During the past weeks, I’ve chatted with Dimitar Krastev of Crawlio about his recent discoveries about Kasada anti-bot software, summarized in this Linkedin post.
These notes integrate what we noticed in our previous articles, like our Anti-Detect Anti-Bot matrix or our latest post about the Bright Data Web Unblocker.
In this post, we’ll recap how we can scrape Kasada-protected websites using free and commercial tools. All the code can be found in our GitHub repository below.
GitHub Free Readers repository
What is Kasada and how it works?
Kasada is one of the newest players in the anti-bot solutions market and has some peculiar features that make it different.
You cannot identify a Kasada-protected website from Wappalyzer (probably the userbase is not so wide) but the typical behavior when browsing them is the following.

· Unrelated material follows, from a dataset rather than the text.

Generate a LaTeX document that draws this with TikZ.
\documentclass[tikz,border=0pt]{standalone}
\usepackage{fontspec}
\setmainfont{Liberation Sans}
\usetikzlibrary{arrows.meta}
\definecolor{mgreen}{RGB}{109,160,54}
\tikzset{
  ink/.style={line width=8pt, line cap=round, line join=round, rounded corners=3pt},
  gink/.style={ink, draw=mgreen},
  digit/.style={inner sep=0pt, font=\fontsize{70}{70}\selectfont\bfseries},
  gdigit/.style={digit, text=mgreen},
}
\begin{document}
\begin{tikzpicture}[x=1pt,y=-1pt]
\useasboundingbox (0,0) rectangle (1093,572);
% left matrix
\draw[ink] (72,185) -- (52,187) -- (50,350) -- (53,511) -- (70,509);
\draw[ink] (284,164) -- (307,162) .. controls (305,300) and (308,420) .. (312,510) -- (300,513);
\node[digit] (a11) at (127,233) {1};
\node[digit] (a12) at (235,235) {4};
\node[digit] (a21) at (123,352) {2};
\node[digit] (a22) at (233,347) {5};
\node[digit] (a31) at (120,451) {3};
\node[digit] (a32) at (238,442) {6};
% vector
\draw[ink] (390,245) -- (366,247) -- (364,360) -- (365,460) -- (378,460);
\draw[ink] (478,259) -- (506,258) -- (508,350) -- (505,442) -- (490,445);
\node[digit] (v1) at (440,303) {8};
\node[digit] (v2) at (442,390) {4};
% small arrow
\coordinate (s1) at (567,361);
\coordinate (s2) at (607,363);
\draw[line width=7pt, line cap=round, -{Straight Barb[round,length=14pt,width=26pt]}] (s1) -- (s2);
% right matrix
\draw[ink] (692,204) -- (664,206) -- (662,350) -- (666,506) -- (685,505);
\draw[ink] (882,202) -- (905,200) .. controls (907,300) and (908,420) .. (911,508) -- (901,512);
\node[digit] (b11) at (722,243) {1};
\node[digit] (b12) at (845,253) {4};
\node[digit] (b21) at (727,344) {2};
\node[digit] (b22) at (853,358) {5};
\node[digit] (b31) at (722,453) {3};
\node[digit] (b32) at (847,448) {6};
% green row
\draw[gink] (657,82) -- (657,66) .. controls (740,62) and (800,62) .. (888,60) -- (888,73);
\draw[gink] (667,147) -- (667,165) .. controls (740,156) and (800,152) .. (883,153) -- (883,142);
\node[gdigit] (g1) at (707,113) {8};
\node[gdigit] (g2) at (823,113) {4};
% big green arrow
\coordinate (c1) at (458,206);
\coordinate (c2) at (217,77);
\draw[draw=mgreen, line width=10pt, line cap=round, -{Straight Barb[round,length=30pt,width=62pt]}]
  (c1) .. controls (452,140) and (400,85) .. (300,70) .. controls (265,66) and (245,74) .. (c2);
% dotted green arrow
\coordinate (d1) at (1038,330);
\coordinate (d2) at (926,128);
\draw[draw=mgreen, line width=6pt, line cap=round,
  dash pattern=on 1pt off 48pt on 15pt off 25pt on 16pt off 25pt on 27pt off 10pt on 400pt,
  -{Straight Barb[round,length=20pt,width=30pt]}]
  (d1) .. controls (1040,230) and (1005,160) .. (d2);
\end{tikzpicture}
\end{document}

First of all, Kasada doesn’t throw any challenge in form of Captchas but the very first request to the website returns a 429 error. If this challenge is solved correctly, then the page reloads and you are redirected to the original website.

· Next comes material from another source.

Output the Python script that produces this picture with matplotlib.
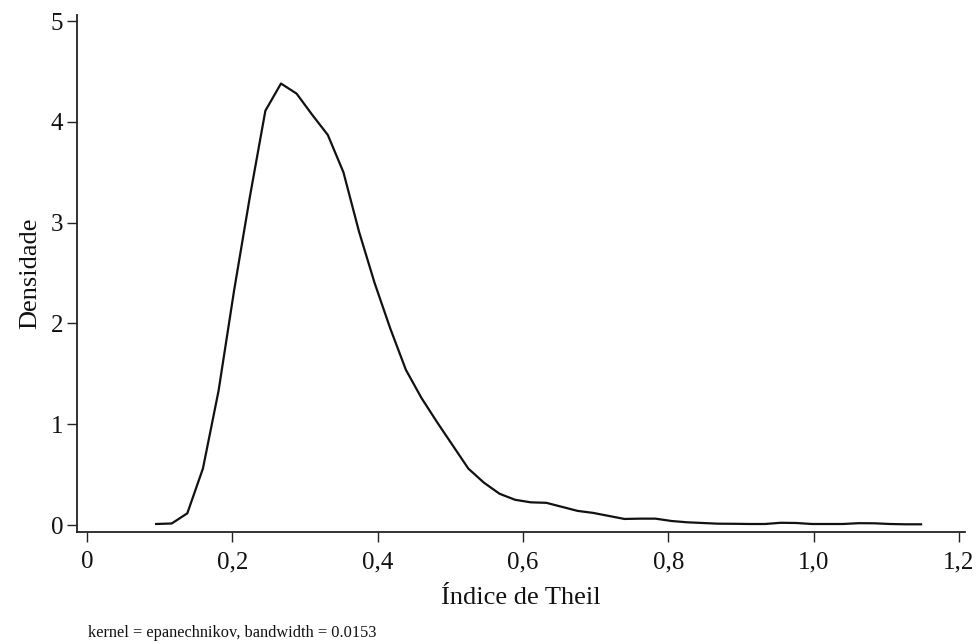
import numpy as np
import matplotlib
matplotlib.use("Agg")
import matplotlib.pyplot as plt

# Kernel density estimate of the Theil index (50 evaluation points)
x_start = 0.095
x_end = 1.148
density = [0.010, 0.015, 0.116, 0.56, 1.33, 2.33, 3.25, 4.11, 4.38, 4.28,
           4.07, 3.87, 3.50, 2.91, 2.40, 1.95, 1.54, 1.26, 1.02, 0.79,
           0.56, 0.42, 0.31, 0.25, 0.225, 0.22, 0.18, 0.14, 0.12, 0.09,
           0.06, 0.063, 0.063, 0.04, 0.027, 0.02, 0.013, 0.012, 0.010, 0.010,
           0.022, 0.020, 0.010, 0.010, 0.010, 0.018, 0.017, 0.010, 0.007, 0.007]
xs = np.linspace(x_start, x_end, len(density))

x_ticks = [0, 0.2, 0.4, 0.6, 0.8, 1.0, 1.2]
x_tick_labels = ["0", "0,2", "0,4", "0,6", "0,8", "1,0", "1,2"]
y_ticks = [0, 1, 2, 3, 4, 5]
y_tick_labels = ["0", "1", "2", "3", "4", "5"]

plt.rcParams['font.family'] = ['Liberation Serif', 'DejaVu Serif']

fig = plt.figure(figsize=(9.79, 6.44), dpi=100)
ax = fig.add_axes([0.0787, 0.1739, 0.9857 - 0.0787, 0.9767 - 0.1739])

ax.plot(xs, density, color="#111111", lw=1.6)

ax.set_xlim(-0.0138, 1.2085)
ax.set_ylim(-0.0695, 5.06)
ax.set_xticks(x_ticks)
ax.set_xticklabels(x_tick_labels)
ax.set_yticks(y_ticks)
ax.set_yticklabels(y_tick_labels)

for s in ["top", "right"]:
    ax.spines[s].set_visible(False)
for s in ["left", "bottom"]:
    ax.spines[s].set_linewidth(1.3)
    ax.spines[s].set_color("#222222")

ax.tick_params(axis="both", direction="out", length=7, width=1.0, colors="#222222",
               labelsize=18, labelcolor="#111111")
ax.tick_params(axis="x", pad=7)
ax.tick_params(axis="y", pad=3)

ax.set_xlabel("Índice de Theil", fontsize=19, color="#111111", labelpad=10)
ax.set_ylabel("Densidade", fontsize=19, color="#111111", labelpad=7)

fig.text(88 / 979, 1 - 637 / 644, "kernel = epanechnikov, bandwidth = 0.0153",
         fontsize=11.8, color="#111111", ha="left", va="baseline")

fig.savefig("out.png", dpi=100, facecolor="white")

This is basically what they call on their website the Zero-Trust philosophy.
Kasada assumes all requests are guilty until proven innocent by inspecting traffic for automation with a process that’s invisible to humans.
Automated threats are detected on the first request, without ever letting requests into your infrastructure, including new bots never seen before.
To bypass these anti-bots there are usually two ways:
- reverse engineering the JS challenges, deobfuscating the code
- make our scrapers indistinguishable from humans browsing the web
Since the first option, while it’s great for understanding what’s happening under the hood, it’s time-consuming and does work only until the code is not changed, and always from their website, it seems that this happens frequently.
Kasada is always changing to maximize difficulty and enable long-term efficacy.
Our own proprietary interpretive language runs within the browser to deter attackers from deciphering client-side code. Resilient obfuscation levels the playing field by shifting the skillset from easy to reverse engineer JS to our own polymorphic method.
Obfuscated code and the detection logic within are randomized and change dynamically to nullify prior learnings. All communications between the client and Kasada are encrypted.
So, given that we need to make our scrapers more human-like as possible, let’s see what we can do to bypass it.